FILE - Ethiopian migrants, all members of the Oromo community of Ethiopia living in Malta, protest against the Ethiopian regime.
FILE - Ethiopian migrants, all members of the Oromo community of Ethiopia living in Malta, protest against the Ethiopian regime.

Amnesty International has issued a new report claiming that the Ethiopian government is systematically repressing the country’s largest ethnic group, the Oromo.

Amnesty International says Ethiopia’s ethnic Oromo are subject to arbitrary arrest, detentions without access to lawyers, repeated torture and even targeted killings to crush dissident.

Claire Beston is the Ethiopia researcher for Amnesty International. She says the East African country is hostile to any kind of dissent but particularly fears the Oromo for a number of reasons.

“Including the numerical size of the Oromo because they’re the largest ethnic group; a strong sense of national identity amongst the Oromo; and also kind of history of perceived anti-government sentiment," said Beston.

Oromia is the largest state within Ethiopia and about 35% of the population is considered to be ethnically Oromo.

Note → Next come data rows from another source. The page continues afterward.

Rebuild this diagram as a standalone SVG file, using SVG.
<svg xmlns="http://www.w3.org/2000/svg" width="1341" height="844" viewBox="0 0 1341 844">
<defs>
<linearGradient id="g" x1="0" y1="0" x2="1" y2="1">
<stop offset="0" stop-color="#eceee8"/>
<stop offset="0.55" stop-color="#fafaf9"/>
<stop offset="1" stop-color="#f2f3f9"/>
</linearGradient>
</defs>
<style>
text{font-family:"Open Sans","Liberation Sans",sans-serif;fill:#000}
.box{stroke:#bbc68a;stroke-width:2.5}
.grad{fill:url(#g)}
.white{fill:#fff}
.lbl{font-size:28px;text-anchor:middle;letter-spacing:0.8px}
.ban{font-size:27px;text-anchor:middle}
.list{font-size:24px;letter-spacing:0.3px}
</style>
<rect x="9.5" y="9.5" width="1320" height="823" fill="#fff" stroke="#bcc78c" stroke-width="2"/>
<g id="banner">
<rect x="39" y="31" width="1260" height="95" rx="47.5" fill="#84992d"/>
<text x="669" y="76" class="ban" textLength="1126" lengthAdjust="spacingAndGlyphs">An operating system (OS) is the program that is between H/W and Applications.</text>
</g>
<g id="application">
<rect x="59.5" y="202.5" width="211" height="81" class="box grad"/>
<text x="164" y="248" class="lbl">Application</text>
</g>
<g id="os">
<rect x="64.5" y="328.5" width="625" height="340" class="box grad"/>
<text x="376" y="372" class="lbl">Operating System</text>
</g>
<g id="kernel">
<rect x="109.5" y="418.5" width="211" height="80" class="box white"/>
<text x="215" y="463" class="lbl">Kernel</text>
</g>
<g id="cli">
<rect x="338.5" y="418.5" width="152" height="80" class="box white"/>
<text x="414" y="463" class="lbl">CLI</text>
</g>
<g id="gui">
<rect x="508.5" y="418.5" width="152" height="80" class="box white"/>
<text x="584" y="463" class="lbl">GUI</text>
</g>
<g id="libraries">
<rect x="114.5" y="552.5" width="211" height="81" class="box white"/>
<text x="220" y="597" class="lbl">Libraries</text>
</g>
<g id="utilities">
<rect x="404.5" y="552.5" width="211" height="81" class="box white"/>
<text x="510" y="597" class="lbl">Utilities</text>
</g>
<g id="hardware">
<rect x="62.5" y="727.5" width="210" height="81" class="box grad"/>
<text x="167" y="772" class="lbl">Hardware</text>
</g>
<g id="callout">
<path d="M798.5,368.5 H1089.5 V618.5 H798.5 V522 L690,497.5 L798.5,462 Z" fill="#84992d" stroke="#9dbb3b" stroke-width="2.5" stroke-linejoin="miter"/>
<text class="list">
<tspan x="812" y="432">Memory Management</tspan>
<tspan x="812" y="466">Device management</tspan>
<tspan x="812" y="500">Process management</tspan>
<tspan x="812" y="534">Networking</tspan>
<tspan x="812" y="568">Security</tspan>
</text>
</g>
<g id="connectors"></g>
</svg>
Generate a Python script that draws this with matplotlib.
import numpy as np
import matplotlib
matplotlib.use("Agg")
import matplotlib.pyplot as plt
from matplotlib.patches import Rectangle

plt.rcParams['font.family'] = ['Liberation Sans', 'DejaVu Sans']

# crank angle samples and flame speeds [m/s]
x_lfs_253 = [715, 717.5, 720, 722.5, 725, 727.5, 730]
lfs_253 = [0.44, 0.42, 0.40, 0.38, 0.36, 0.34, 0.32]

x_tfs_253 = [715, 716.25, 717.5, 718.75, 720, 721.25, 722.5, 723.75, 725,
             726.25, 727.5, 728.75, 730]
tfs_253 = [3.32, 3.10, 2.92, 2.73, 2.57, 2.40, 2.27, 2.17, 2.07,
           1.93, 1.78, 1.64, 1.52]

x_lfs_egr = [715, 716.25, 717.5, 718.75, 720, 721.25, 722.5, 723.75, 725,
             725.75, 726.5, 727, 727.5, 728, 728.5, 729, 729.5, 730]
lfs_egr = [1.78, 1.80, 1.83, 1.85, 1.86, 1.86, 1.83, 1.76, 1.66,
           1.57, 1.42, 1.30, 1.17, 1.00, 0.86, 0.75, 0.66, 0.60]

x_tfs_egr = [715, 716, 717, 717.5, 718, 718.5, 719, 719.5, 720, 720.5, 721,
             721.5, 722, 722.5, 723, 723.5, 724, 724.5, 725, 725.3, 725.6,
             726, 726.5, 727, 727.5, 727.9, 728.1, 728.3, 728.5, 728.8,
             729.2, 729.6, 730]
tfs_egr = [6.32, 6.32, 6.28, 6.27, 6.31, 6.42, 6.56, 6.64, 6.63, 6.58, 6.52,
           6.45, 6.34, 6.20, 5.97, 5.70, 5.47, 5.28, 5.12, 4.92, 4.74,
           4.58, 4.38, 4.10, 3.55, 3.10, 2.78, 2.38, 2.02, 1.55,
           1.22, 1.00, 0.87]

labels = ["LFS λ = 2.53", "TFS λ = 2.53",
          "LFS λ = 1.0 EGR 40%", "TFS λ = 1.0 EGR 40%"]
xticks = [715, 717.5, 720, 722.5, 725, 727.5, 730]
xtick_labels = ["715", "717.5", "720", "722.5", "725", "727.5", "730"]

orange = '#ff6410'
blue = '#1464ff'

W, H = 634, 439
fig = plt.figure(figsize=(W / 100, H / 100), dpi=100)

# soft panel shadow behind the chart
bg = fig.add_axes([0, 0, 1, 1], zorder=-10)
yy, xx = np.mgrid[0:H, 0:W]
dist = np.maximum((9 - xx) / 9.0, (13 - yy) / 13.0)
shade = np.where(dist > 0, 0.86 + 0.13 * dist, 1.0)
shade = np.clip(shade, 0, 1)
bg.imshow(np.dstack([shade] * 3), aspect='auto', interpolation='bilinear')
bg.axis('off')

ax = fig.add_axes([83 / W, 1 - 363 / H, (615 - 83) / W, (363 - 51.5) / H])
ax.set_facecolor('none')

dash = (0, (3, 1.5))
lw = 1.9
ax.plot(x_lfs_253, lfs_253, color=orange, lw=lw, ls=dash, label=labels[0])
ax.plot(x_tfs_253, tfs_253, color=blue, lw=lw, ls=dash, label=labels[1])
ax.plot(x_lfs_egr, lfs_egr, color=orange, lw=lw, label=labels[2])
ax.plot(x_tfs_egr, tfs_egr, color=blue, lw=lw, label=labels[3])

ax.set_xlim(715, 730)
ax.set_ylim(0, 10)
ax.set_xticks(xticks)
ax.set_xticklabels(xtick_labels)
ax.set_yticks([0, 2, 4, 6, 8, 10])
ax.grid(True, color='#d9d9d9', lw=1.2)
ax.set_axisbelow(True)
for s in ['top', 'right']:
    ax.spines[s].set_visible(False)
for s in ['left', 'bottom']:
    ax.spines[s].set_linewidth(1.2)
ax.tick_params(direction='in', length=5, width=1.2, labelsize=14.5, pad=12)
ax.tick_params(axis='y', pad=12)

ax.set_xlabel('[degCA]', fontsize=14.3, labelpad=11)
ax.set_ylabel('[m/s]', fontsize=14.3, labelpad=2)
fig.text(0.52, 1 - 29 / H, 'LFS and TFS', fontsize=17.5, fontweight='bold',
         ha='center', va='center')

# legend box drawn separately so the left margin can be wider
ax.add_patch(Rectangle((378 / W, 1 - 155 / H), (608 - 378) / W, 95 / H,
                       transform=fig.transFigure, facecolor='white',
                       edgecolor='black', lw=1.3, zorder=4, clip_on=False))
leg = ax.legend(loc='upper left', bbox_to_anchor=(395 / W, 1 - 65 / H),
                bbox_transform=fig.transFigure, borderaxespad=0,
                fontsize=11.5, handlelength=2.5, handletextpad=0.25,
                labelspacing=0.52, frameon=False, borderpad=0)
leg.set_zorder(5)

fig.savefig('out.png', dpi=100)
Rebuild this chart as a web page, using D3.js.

Oromo students protested in April and May against the capital city’s restructuring plan - which they said would dilute Oromo culture through annexing traditional Oromo land surrounding Addis Ababa. The rare protests led to violence. Several dozen people were killed and hundreds arrested. Peaceful Oromo Muslim protests in 2012 and 2013 were also crushed with force and mass arrests.

Beston says Oromo students and protestors are not the only ones who are at risk in Ethiopia.

“We’re talking about hundreds of people from ordinary people from all walks of life including teachers and mid-wives, and even government employees, singers and a range of other professions who’re all arrested just on the suspicion that they don’t support the government," said Beston.

Amnesty International has not been allowed into Ethiopia since 2011. Researchers based the report’s findings on several hundred interviews with Oromo refugees outside Ethiopia and telephone and email conversations with Oromo inside the country. Many of the respondents said they had been detained in prisons, police stations, military camps or unofficial detention centers where they were subjected to repeated torture.

Amnesty has concluded at least 5,000 Oromo have been arrested and detained since 2011, many for weeks or months without being charged. The report says they are usually accused of supporting or being members in the outlawed armed group, the Oromo Liberation Front. The OLF has been fighting for self-determination for more than 40 years. The report claims this is just a pretext for silencing dissent.

In response to Amnesty, the government - through the state-run Oromia Justice Bureau - says there is no clear evidence of violations as claimed by Amnesty and calls the allegations “untrue and far from the reality”.

Beston says repression throughout the country, and particularly against the Oromo, is likely to increase as the May 2015 elections approach.